I admit that I don't understand how a system with two tapered roller bearings can work without machining the hub to create a stop for the inner bearing cup.


There is also the option of machining the hub in order to install a double row ball bearing (reference 3308-B-2RS) on the outer side of the hub, where the forces are greatest.

The reason Dennis Quella no longer does the tapered roller bearing conversions is, it’s a lot of work for very little benefit. There’s really nothing wrong with the OEM ball bearings, as long as everything is done correctly; the critical elements being the axles and proper torque. If you feel you need more, do the (easy) double row inner bearing mod. If you want to make the assembly more serviceable, convert to two piece rear rotors mounted on the outside of the hub. This way, you can service the rear rotors by simply removing the calipers. The only caveat is, it pushes your rear wheels an extra 1/4” outboard.

Last edited by davidnunn

On 4406 it was the outer bearings to the point of having damaged the axle because the inner race had rotated around it.


When you look at the geometry it is clear that the outer bearing supports more load and I guess that is why it is bigger.


But I also think that the "huge" tightening torque has not always been respected on all our Panteras over the last 50 years, which has caused many failures.

@joules posted:

We jumped into rebuilding the uprights, no one has mentioned the obvious, a bad half shaft u-joint!

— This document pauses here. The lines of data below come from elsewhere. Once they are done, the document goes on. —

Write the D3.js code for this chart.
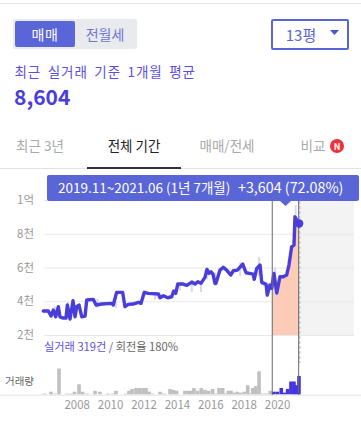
<!DOCTYPE html>
<html><head><meta charset="utf-8">
<script src="https://cdn.jsdelivr.net/npm/d3@7/dist/d3.min.js"></script>
<style>
html,body{margin:0;padding:0;background:#fff;overflow:hidden}
svg{display:block}
text{font-family:"Noto Sans CJK KR","Noto Sans",sans-serif}
</style></head><body>
<svg id="c" width="361" height="426"></svg>
<script>
const priceYears=[2006.21,2006.51,2006.67,2006.81,2006.95,2007.11,2007.21,2007.37,2007.57,2007.65,2007.81,2007.99,2008.11,2008.21,2008.35,2008.51,2008.71,2008.81,2009.20,2009.37,2009.71,2010.31,2010.40,2010.60,2010.96,2011.10,2011.30,2011.58,2011.90,2012.06,2012.26,2012.50,2013.10,2013.20,2013.40,2013.66,2013.90,2014.02,2014.14,2014.26,2014.59,2014.80,2015.10,2015.29,2015.46,2015.65,2015.89,2016.01,2016.13,2016.25,2016.37,2016.49,2016.55,2016.79,2016.99,2017.19,2017.43,2017.59,2017.83,2018.15,2018.35,2018.78,2018.84,2018.99,2019.19,2019.29,2019.55,2019.62,2019.78,2019.89,2019.92,2020.02,2020.19,2020.38,2020.58,2020.78,2020.92,2021.08,2021.22,2021.28,2021.50];
const priceValues=[3421,3421,3125,3480,3083,3675,3066,3006,3006,3776,2947,4031,3083,3675,3776,3083,3125,4072,4113,3776,3835,3877,3776,4528,4528,3675,3817,3835,3936,3877,4528,4469,4427,4208,4327,4208,4267,4605,4469,5019,5019,4942,5138,5019,5155,5061,5416,5889,5653,5747,5611,5061,5061,5848,6008,5848,5552,5807,5848,6203,5688,5611,5297,5949,6144,5120,5001,4368,4960,4765,5000,5653,4486,5451,5451,5552,6144,7227,7328,9003,8604];
const spikeYears=[2006.9,2007.7,2009.45,2010.55,2012.9,2014.39,2015.1,2015.65,2016.0,2016.5,2018.0,2019.13,2020.08,2021.32];
const spikeLow=[3000,2950,3600,3600,4100,4664,4546,4546,5300,4900,5500,5500,4300,8300];
const spikeHigh=[3700,3950,4150,4000,4400,5050,5150,5100,6000,5700,6300,6635,6000,9696];
const volumeYears=[2006.28,2006.67,2006.91,2007.15,2007.63,2007.87,2008.08,2008.35,2008.56,2008.83,2009.31,2009.60,2010.08,2010.38,2010.56,2011.16,2011.34,2011.52,2011.76,2011.97,2012.18,2012.36,2012.54,2012.72,2013.20,2013.44,2013.80,2013.99,2014.19,2014.69,2014.90,2015.05,2015.23,2015.45,2015.67,2015.89,2016.11,2016.35,2016.55,2016.73,2016.95,2017.13,2017.29,2017.45,2017.63,2017.81,2017.99,2018.23,2018.45,2018.59,2018.75,2018.93,2019.13,2019.37,2019.58,2019.80,2020.02,2020.23,2020.46,2020.65,2020.84,2021.04,2021.22,2021.36,2021.52];
const volumeCounts=[1,3,1,28,1,1,3,11,3,1,4,3,1,1,4,1,4,6,7,7,7,7,3,1,3,1,6,5,4,4,4,4,7,4,7,5,4,6,1,7,7,1,4,4,2,3,2,3,10,1,7,9,25,1,1,4,3,3,7,2,6,14,14,10,20];
const yTicks=[2000,4000,6000,8000,10000];
const yTickLabels=["2천","4천","6천","8천","1억"];
const xTicks=[2008,2010,2012,2014,2016,2018,2020];
const rangeStart=2019.92, rangeEnd=2021.5;
const tabLabels=["최근 3년","전체 기간","매매/전세","비교"];

const svg=d3.select("#c");
const x=d3.scaleLinear().domain([2006,2022]).range([39.8,307]);
const y=d3.scaleLinear().domain([2000,10000]).range([335,200]);
const v=d3.scaleLinear().domain([0,28]).range([394.5,368.5]);
const price=priceYears.map((t,i)=>({t,p:priceValues[i]}));
const blue="#4a3edb", btn="#5a65d8";

// header
svg.append("rect").attr("x",0).attr("y",3).attr("width",361).attr("height",1).attr("fill","#e4e4e4");
svg.append("rect").attr("x",13).attr("y",19).attr("width",124).attr("height",30).attr("rx",2).attr("fill","#e9eaee");
svg.append("rect").attr("x",15).attr("y",21).attr("width",60).attr("height",26).attr("rx",2).attr("fill",btn);
svg.append("text").attr("x",45).attr("y",40).attr("text-anchor","middle").attr("fill","#fff").attr("font-size",14).attr("letter-spacing",0.5).text("매매");
svg.append("text").attr("x",105).attr("y",40).attr("text-anchor","middle").attr("fill","#6c75d6").attr("font-size",14).text("전월세");
svg.append("rect").attr("x",272).attr("y",20).attr("width",76).attr("height",29).attr("rx",1).attr("fill","#fff").attr("stroke",btn).attr("stroke-width",2);
svg.append("text").attr("x",301).attr("y",41).attr("text-anchor","middle").attr("fill","#5a65d8").attr("font-size",15).text("13평");
svg.append("path").attr("d",d3.line()([[330,30],[339,30],[334.5,35]])+"Z").attr("fill","#4a55d0");
svg.append("text").attr("x",14.5).attr("y",77).attr("fill","#5a50e0").attr("font-size",13.5).attr("letter-spacing",0.95).attr("word-spacing",2.5).text("최근 실거래 기준 1개월 평균");
svg.append("text").attr("x",14).attr("y",105).attr("fill",blue).attr("font-size",21).attr("font-weight",700).attr("font-family","'Noto Sans',sans-serif").text("8,604");

// tabs
const tabX=[40,134,227,313], tabFill=["#aaa","#222","#aaa","#aaa"];
svg.selectAll("text.tab").data(tabLabels).join("text").attr("class","tab")
  .attr("x",(d,i)=>tabX[i]).attr("y",151).attr("text-anchor","middle").attr("font-size",13.5)
  .attr("fill",(d,i)=>tabFill[i]).text(d=>d);
svg.append("circle").attr("cx",337).attr("cy",146).attr("r",7).attr("fill","#f2303a");
svg.append("text").attr("x",337).attr("y",149.5).attr("text-anchor","middle").attr("font-size",9).attr("font-weight",700).attr("fill","#fff").text("N");
svg.append("rect").attr("x",0).attr("y",168).attr("width",361).attr("height",1).attr("fill","#e2e2e2");
svg.append("rect").attr("x",87).attr("y",167).attr("width",94).attr("height",2).attr("fill","#333");

// future shade
svg.append("rect").attr("x",x(rangeEnd)).attr("y",y(10000)).attr("width",354-x(rangeEnd)).attr("height",y(2000)-y(10000)).attr("fill","#f3f3f3");

// y axis with grid
const yAxis=d3.axisLeft(y).tickValues(yTicks).tickSize(0).tickPadding(10)
  .tickFormat(d=>yTickLabels[yTicks.indexOf(d)]);
const gy=svg.append("g").attr("transform","translate(44,0)").call(yAxis);
gy.select(".domain").remove();
gy.selectAll("line").attr("x2",310).attr("stroke","#e8e8e8").attr("stroke-width",1);
gy.selectAll("text").attr("font-size",11.5).attr("fill","#999").attr("font-family","'Noto Sans CJK KR'");

// selected area
const sel=price.filter(d=>d.t>=rangeStart&&d.t<=rangeEnd);
svg.append("path").datum(sel).attr("fill","#fdccb9")
  .attr("d",d3.area().x(d=>x(d.t)).y0(y(2000)).y1(d=>y(d.p)));

// faint raw spikes
svg.selectAll("line.sp").data(spikeYears).join("line").attr("class","sp")
  .attr("x1",d=>x(d)).attr("x2",d=>x(d))
  .attr("y1",(d,i)=>y(spikeLow[i])).attr("y2",(d,i)=>y(spikeHigh[i]))
  .attr("stroke","#d9d6f6").attr("stroke-width",2);

// volume
svg.selectAll("rect.vol").data(volumeYears).join("rect").attr("class","vol")
  .attr("x",d=>x(d)-1.8).attr("width",3.6)
  .attr("y",(d,i)=>v(volumeCounts[i])).attr("height",(d,i)=>v(0)-v(volumeCounts[i]))
  .attr("fill",d=>d>=rangeStart?"#4436dc":"#c0c0c0");

// x axis
svg.append("rect").attr("x",0).attr("y",394.5).attr("width",361).attr("height",1.5).attr("fill","#ececec");
const xAxis=d3.axisBottom(x).tickValues(xTicks).tickSize(0).tickPadding(0).tickFormat(d3.format("d"));
const gx=svg.append("g").attr("transform","translate(3.5,401)").call(xAxis);
gx.select(".domain").remove();
gx.selectAll("text").attr("font-size",11.5).attr("fill","#999").attr("font-family","'Noto Sans',sans-serif");

// price line
svg.append("path").datum(price).attr("fill","none").attr("stroke",blue).attr("stroke-width",3.4)
  .attr("stroke-linejoin","round").attr("stroke-linecap","round")
  .attr("d",d3.line().x(d=>x(d.t)).y(d=>y(d.p)));

// range markers
const bandTop=201;
svg.append("line").attr("x1",x(rangeEnd)+1).attr("x2",x(rangeEnd)+1).attr("y1",bandTop).attr("y2",363)
  .attr("stroke","#c9c9c9").attr("stroke-width",1.5).attr("stroke-dasharray","3 2");
[rangeStart,rangeEnd].forEach(t=>{
  svg.append("line").attr("x1",x(t)).attr("x2",x(t)).attr("y1",bandTop).attr("y2",395)
    .attr("stroke","#6b6b6b").attr("stroke-width",1);
});
svg.append("circle").attr("cx",x(rangeEnd)+0.5).attr("cy",y(8604)).attr("r",4.2).attr("fill",blue);

// tooltip
svg.append("rect").attr("x",47).attr("y",175).attr("width",312).attr("height",26).attr("rx",2).attr("fill",btn);
svg.append("path").attr("d",d3.line()([[280,201],[291,201],[285.5,206]])+"Z").attr("fill",btn);
const tipFont="Lato,'Noto Sans CJK KR',sans-serif";
svg.append("text").attr("x",58).attr("y",193).attr("fill","#fff").attr("font-size",13.5).attr("font-family",tipFont)
  .text("2019.11~2021.06 (1년 7개월)");
svg.append("text").attr("x",238).attr("y",193).attr("fill","#fff").attr("font-size",14.3).attr("font-family",tipFont)
  .text("+3,604 (72.08%)");

// captions
const cap=svg.append("text").attr("x",44).attr("y",351).attr("font-size",11.2);
cap.append("tspan").attr("fill","#5a50e0").text("실거래 319건");
cap.append("tspan").attr("fill","#666").text(" / 회전율 180%");
svg.append("text").attr("x",34).attr("y",385).attr("text-anchor","end").attr("font-size",10.5).attr("fill","#666").text("거래량");
</script></body></html>
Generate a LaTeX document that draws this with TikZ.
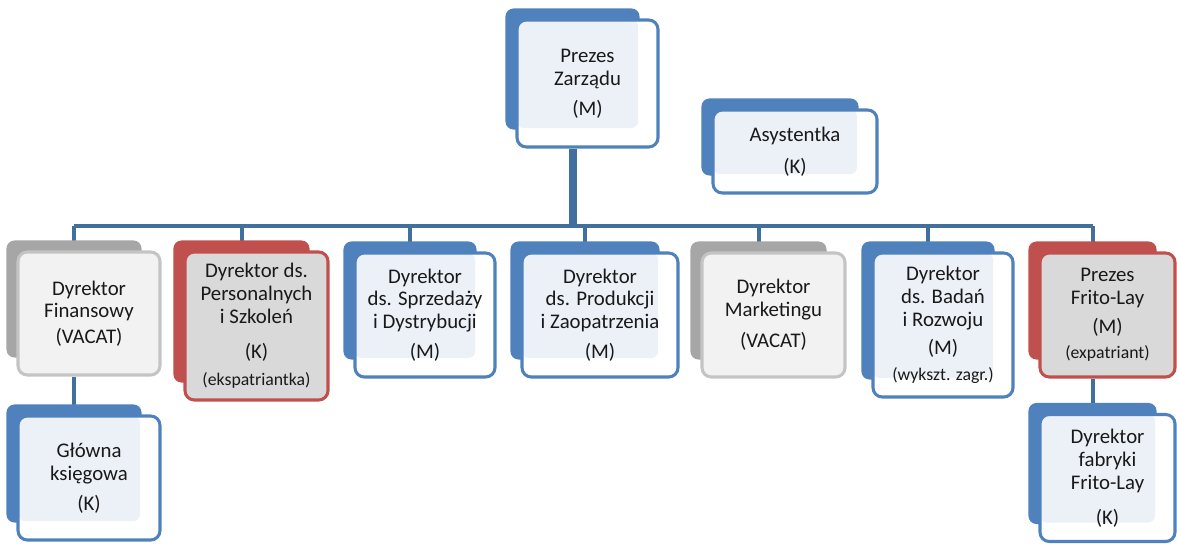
\documentclass[tikz,border=0pt]{standalone}
\usepackage{fontspec}
\setmainfont{Carlito}
\usetikzlibrary{backgrounds}

\definecolor{bluedark}{HTML}{4F81BD}
\definecolor{bluelight}{HTML}{ECF1F8}
\definecolor{reddark}{HTML}{C0504D}
\definecolor{redfill}{HTML}{D9D9D9}
\definecolor{graydark}{HTML}{A6A6A6}
\definecolor{grayline}{HTML}{C4C4C4}
\definecolor{grayfill}{HTML}{F2F2F2}
\definecolor{linkblue}{HTML}{41709F}

\newcommand{\smallnote}[1]{{\fontsize{13.3}{15}\selectfont #1}}

\tikzset{
  boxsize/.style 2 args={minimum width=#1*0.75pt, minimum height=#2*0.75pt},
  orgbox/.style={draw, line width=2.3pt, rounded corners=7pt, align=center, inner sep=0pt,
    font=\fontsize{15.6}{17.2}\selectfont, text=black!90},
  bluebox/.style={orgbox, draw=bluedark, fill=white,
    path picture={\fill[bluelight, rounded corners=5pt] (path picture bounding box.north west)
      rectangle ([shift={(-20,-19)}]path picture bounding box.south east);}},
  redbox/.style={orgbox, draw=reddark, fill=redfill},
  graybox/.style={orgbox, draw=grayline, fill=grayfill},
  link/.style={draw=linkblue, line width=3pt},
  trunk/.style={draw=linkblue, line width=6pt}
}

\begin{document}
\begin{tikzpicture}[x=0.75pt, y=-0.75pt]
\useasboundingbox (0,0) rectangle (1177,543);

\node[bluebox, boxsize={141}{127}] (boss) at (587.5,83.5) {Prezes\\Zarządu\\[5pt](M)};
\node[bluebox, boxsize={164}{83}] (asyst) at (795,151.5) {Asystentka\\[7pt](K)};

\node[graybox, boxsize={142}{123}] (fin) at (89,313.5) {Dyrektor\\Finansowy\\[2pt](VACAT)};
\node[redbox, boxsize={143}{148}] (pers) at (256.5,326) {Dyrektor ds.\\Personalnych\\i Szkoleń\\[9pt](K)\\[3pt]\smallnote{(ekspatriantka)}};
\node[bluebox, boxsize={140}{124}] (sprz) at (425,315) {Dyrektor\\ds. Sprzedaży\\i Dystrybucji\\[5pt](M)};
\node[bluebox, boxsize={156}{124}] (prod) at (600,315) {Dyrektor\\ds. Produkcji\\i Zaopatrzenia\\[5pt](M)};
\node[graybox, boxsize={143}{124}] (mark) at (773.5,315) {Dyrektor\\Marketingu\\[6pt](VACAT)};
\node[bluebox, boxsize={140}{144}] (bad) at (943,325) {Dyrektor\\ds. Badań\\i Rozwoju\\[4pt](M)\\[2pt]\smallnote{(wykszt. zagr.)}};
\node[redbox, boxsize={135}{124}] (frito) at (1107.5,315) {Prezes\\Frito-Lay\\[4pt](M)\\[2pt]\smallnote{(expatriant)}};

\node[bluebox, boxsize={142}{124}] (gk) at (89,478) {Główna\\księgowa\\[5pt](K)};
\node[bluebox, boxsize={135}{127}] (fab) at (1107.5,478) {Dyrektor\\fabryki\\Frito-Lay\\[9pt](K)};

\begin{scope}[on background layer]
  \coordinate (bus) at ([shift={(-15,-24)}]fin.north);
  \draw[trunk] ([xshift=-11.25pt]boss.south) -- ([xshift=-11.25pt]boss.south |- bus);
  \draw[link] ([xshift=-11.25pt]fin.north |- bus) -- ([xshift=-11.25pt]frito.north |- bus);
  \foreach \n in {fin,pers,sprz,prod,mark,bad,frito}
    \draw[link] ([xshift=-11.25pt]\n.north |- bus) -- ([xshift=-11.25pt]\n.north);
  \draw[link] ([xshift=-11.25pt]fin.south) -- ([xshift=-11.25pt]gk.north);
  \draw[link] ([xshift=-11.25pt]frito.south) -- ([xshift=-11.25pt]fab.north);
  % shadow boxes behind
  \foreach \n/\c in {boss/bluedark,asyst/bluedark,fin/graydark,pers/reddark,sprz/bluedark,prod/bluedark,
      mark/graydark,bad/bluedark,frito/reddark,gk/bluedark,fab/bluedark}
    \fill[\c, rounded corners=6pt] ([shift={(-10,-10)}]\n.north west) rectangle ([shift={(-20,-19)}]\n.south east);
\end{scope}
\end{tikzpicture}
\end{document}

Just asking… how would a half shaft U  -joint know if you drive straight or around a corner… is there a load difference on the shaft I don’t see?

no noise straight but noise around a corner regardless left or right or of any load or speed..

I can’t figure it out… 🤪

Last edited by LeMans850i

I think the tabs are there to stop the sealing cap deforming and leaking grease, they are somewhat useless in locking a round head Allen (socket cap) bolt, to ensure security the way to go would be drill and safety wire. I always change the boots for the Aero style, much less prone to tearing and can work at more acute angles.